The Muslim city of Sofia

On January 4, 1878 AD, the Muslim city of Sofia was seized by the Russians from the Ottomans and turned into the capital of the newly established principality of Bulgaria, after ethnic cleansing on a large scale that saw expulsion of thousands of Muslims and destruction of mosques. In 1382, Sofia was liberated by the Ottomans and around 1393 it became the seat of the newly established Sanjak of Sofia.
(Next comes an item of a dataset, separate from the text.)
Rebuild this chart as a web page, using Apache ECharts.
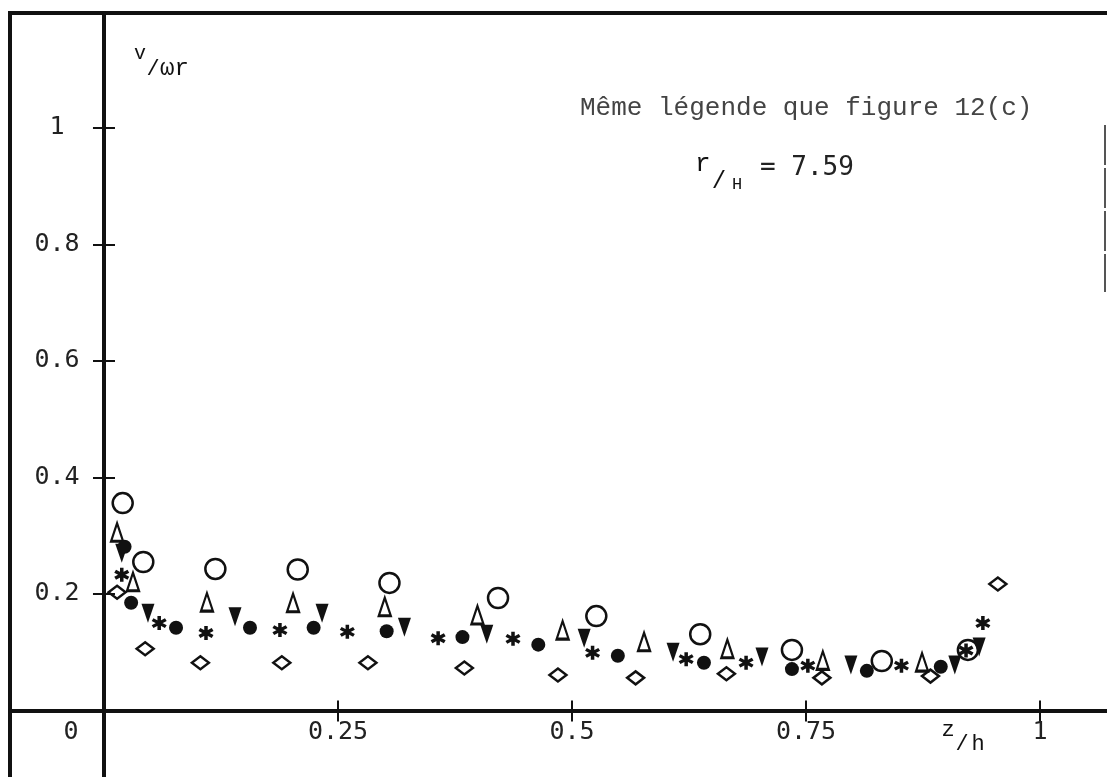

In the next century the city became the capital of the Ottoman Province of Rumelia and for more than four centuries was a thriving city. In the 16th century, Sofia's urban layout and appearance began to exhibit a clear Islamic style, with many mosques, madrasahs, libraries, caravanserais, fountains and hamams (bathhouses). During that time the town had a population of around 7,000. Today nothing exists of the rich Islamic heritage, and only a very small number of Bulgarian Muslims survive in their homeland, after being forced to renounce their Islamic identity and religion over the past century.

Muslims in Romania

65 solar years ago, on this day in 1947 AD, with the collapse of monarchy, Romania became a republic. Romania, which for several centuries was part of the Ottoman Turkish Empire, had been set up as an independent kingdom in 1862 by Russia, France and other European powers, intent upon weakening the Muslims. From 1913 to 1920 the area covered by Romania doubled, such that following the termination of second Balkans War, parts of Hungary were given to it in return for alliance with France and Britain. During World War II, Romania suffered heavy losses and lost the majority of its annexed territories. In 1947, the last King, Michael, was ousted and a socialist republic set up by the Soviet Union. In 1989, communist rule collapsed in Romania. Today there are less than 100,000 Muslims in Romania, which over the past century-and-a-half has systematically depopulated their once large numbers.